At this point, it is only fair to ask Professor Rudenstine to identify his own approach to constitutional interpretation and application to see if it performs better or worse than originalism. For is that not the fair test of the relative strengths of competing constitutional approaches? My guess is that, whatever his approach, it will perform worse by every criteria by which he judges originalism as wanting. But I cannot know this for certain until he informs readers like me of his own allegedly superior approach.

Lastly, although this is not an exhaustive list—the framers of the Constitution were ultimately pragmatists who endorsed a brief Constitution. That meant that only the Constitution's "great outlines [were] … marked" and its "important objects" designated. The duty of all who were called upon to construe the Constitution was, as Chief Justice John Marshall wrote, "never [to] forget that it is a constitution we are expounding," by which he meant that it was written in general terms to permit it to be construed in light of changing circumstances.

Thus, the Supreme Court appropriately adapted the Constitution to modern technology when it applied the Fourth Amendment to telephone surveillance and broadly construed the commerce clause power. Nonetheless, an originalist must reject such sensible thinking as inconsistent with the theory's basic tenets.

Uh, no. With respect to the Fourth Amendment, they mustn't because it isn't. But with respect to the Commerce Clause, they should, because it is.

However, what to do about these "constitutional mistakes" today is separate issue than whether or not the original meaning of the text when enacted is discoverable. Many originalists adhere to the doctrine of stare decisis or precedent. And even an originalist (like me) who doubts that erroneous past judicial decisions can ever trump the original meaning of the text, can hold the view that settled cases have been settled-res judicata-but that the mistaken reasoning of these decisions of long-dead justices should not rule us from the grave; that, even if we do not reopen previously decided cases, originalism has a gravitational force in deciding future ones. In particular, erroneous reasoning should not be further extended, and we should gradually return to the original meaning in a case-by-case fashion as new statutes are enacted and challenged.

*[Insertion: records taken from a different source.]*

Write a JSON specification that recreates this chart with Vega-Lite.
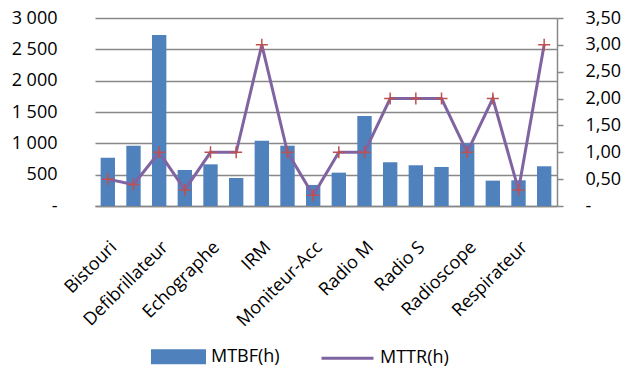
{
  "$schema": "https://vega.github.io/schema/vega-lite/v6.json",
  "width": 462,
  "height": 188,
  "autosize": {"type": "none"},
  "padding": {"left": 95, "top": 18, "right": 65, "bottom": 164},
  "background": "white",
  "config": {
    "font": "Open Sans",
    "view": {"stroke": null},
    "axis": {"labelFont": "Open Sans", "labelFontSize": 18, "labelColor": "#000000"}
  },
  "data": {
    "values": [
      {"equipement": "Bistouri", "mtbf": 770, "mttr": 0.5},
      {"equipement": "Couveuse", "mtbf": 960, "mttr": 0.4},
      {"equipement": "Defibrillateur", "mtbf": 2730, "mttr": 1.0},
      {"equipement": "ECG", "mtbf": 575, "mttr": 0.3},
      {"equipement": "Echographe", "mtbf": 665, "mttr": 1.0},
      {"equipement": "Generateur", "mtbf": 447, "mttr": 1.0},
      {"equipement": "IRM", "mtbf": 1040, "mttr": 3.0},
      {"equipement": "Laveur", "mtbf": 962, "mttr": 1.0},
      {"equipement": "Moniteur-Acc", "mtbf": 336, "mttr": 0.2},
      {"equipement": "Pousse-seringue", "mtbf": 532, "mttr": 1.0},
      {"equipement": "Radio M", "mtbf": 1438, "mttr": 1.0},
      {"equipement": "Radio P", "mtbf": 698, "mttr": 2.0},
      {"equipement": "Radio S", "mtbf": 650, "mttr": 2.0},
      {"equipement": "Radio T", "mtbf": 623, "mttr": 2.0},
      {"equipement": "Radioscope", "mtbf": 1002, "mttr": 1.0},
      {"equipement": "Rein artificiel", "mtbf": 405, "mttr": 2.0},
      {"equipement": "Respirateur", "mtbf": 410, "mttr": 0.3},
      {"equipement": "Scanner", "mtbf": 634, "mttr": 3.0}
    ]
  },
  "encoding": {
    "x": {
      "field": "equipement",
      "type": "nominal",
      "sort": null,
      "scale": {"paddingInner": 0.44, "paddingOuter": 0.22},
      "axis": {
        "title": null,
        "values": ["Bistouri", "Defibrillateur", "Echographe", "IRM", "Moniteur-Acc", "Radio M", "Radio S", "Radioscope", "Respirateur"],
        "labelAngle": -45,
        "labelPadding": 32,
        "labelDx": -10,
        "ticks": false,
        "domainColor": "#888888",
        "domainWidth": 1.5
      }
    }
  },
  "layer": [
    {
      "mark": {"type": "bar"},
      "encoding": {
        "y": {
          "field": "mtbf",
          "type": "quantitative",
          "scale": {"domain": [0, 3000]},
          "axis": {
            "orient": "left",
            "title": null,
            "values": [0, 500, 1000, 1500, 2000, 2500, 3000],
            "domain": false,
            "ticks": false,
            "labelPadding": 38,
            "grid": true,
            "gridColor": "#888888",
            "gridWidth": 1.5,
            "labelExpr": "datum.value == 0 ? '-\u00a0\u00a0' : replace(format(datum.value, ',d'), ',', ' ')"
          }
        },
        "color": {
          "datum": "MTBF(h)",
          "scale": {"domain": ["MTBF(h)", "MTTR(h)"], "range": ["#4F81BD", "#8064A2"]},
          "legend": {
            "orient": "none",
            "legendX": 56,
            "legendY": 311,
            "direction": "horizontal",
            "title": null,
            "labelFont": "Open Sans",
            "labelFontSize": 18,
            "labelColor": "#000000",
            "symbolSize": 2704,
            "columnPadding": 35,
            "labelOffset": 5,
            "encode": {
              "symbols": {
                "update": {
                  "shape": {"signal": "datum.value == 'MTBF(h)' ? 'M-1,-0.23H1V0.23H-1Z' : 'M-1,0H1'"},
                  "fill": {"signal": "datum.value == 'MTBF(h)' ? '#4F81BD' : 'transparent'"},
                  "stroke": {"signal": "datum.value == 'MTBF(h)' ? 'transparent' : '#8064A2'"},
                  "strokeWidth": {"value": 3},
                  "opacity": {"value": 1}
                }
              }
            }
          }
        }
      }
    },
    {
      "encoding": {
        "y": {
          "field": "mttr",
          "type": "quantitative",
          "scale": {"domain": [0, 3.5]},
          "axis": {
            "orient": "right",
            "title": null,
            "values": [0, 0.5, 1, 1.5, 2, 2.5, 3, 3.5],
            "grid": false,
            "domain": true,
            "domainColor": "#888888",
            "domainWidth": 1.5,
            "ticks": true,
            "tickColor": "#888888",
            "tickWidth": 1.5,
            "tickSize": 6,
            "labelPadding": 22,
            "labelExpr": "datum.value == 0 ? '-' : replace(format(datum.value, '.2f'), '.', ',')"
          }
        }
      },
      "layer": [
        {
          "mark": {"type": "line", "strokeWidth": 3},
          "encoding": {"color": {"datum": "MTTR(h)"}}
        },
        {
          "mark": {"type": "point", "shape": "M-1,0H1M0,-1V1", "size": 144, "color": "#C0504D", "filled": false, "strokeWidth": 1.5, "opacity": 1}
        }
      ]
    }
  ],
  "resolve": {"scale": {"y": "independent"}}
}
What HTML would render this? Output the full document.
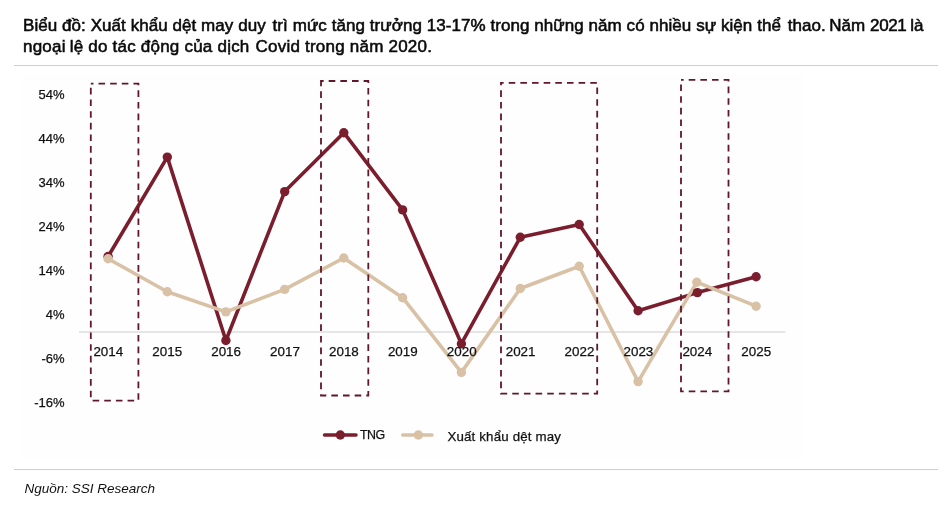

Because of its fatal flaws, originalism fails to be descriptive of more than 200 years of Supreme Court history and makes promises that cannot be kept.

Anyone who is as able as Gorsuch knows that. As a result, instead of being a modest judge who states that he will not make law, he knowingly misleads the American public as to the scope of discretionary authority originalism invests in a judge. In my mind, this disqualifies him from becoming a Supreme Court justice.

Here, by so publicly claiming that an honorable man like Neil Gorsuch is "disqualified . . . from becoming a Supreme Court justice" because he "knowingly misleads the American people," Professor Rudenstine is arguing in a manner unbefitting a member of the academy. Nevertheless, rather than accusing Professor Rudenstine of "knowingly misleading" the readers of the National Law Journal, a more charitable explanation is that-whatever else may be his professional expertise-Professor Rudenstine just doesn't know what he's talking about.

UPDATE: My thanks to Ken Jost for promptly noting on Twitter the numerous times I sometimes spelled Professor Rudenstine's last name as "Rudenstein." However, although fortunately these spelling corrections were successfully posted, other grammatical corrections I then made to the piece-along with several additional links to supporting scholarship by Jack Balkin and Larry Solum- did not update. So I have now made these changes.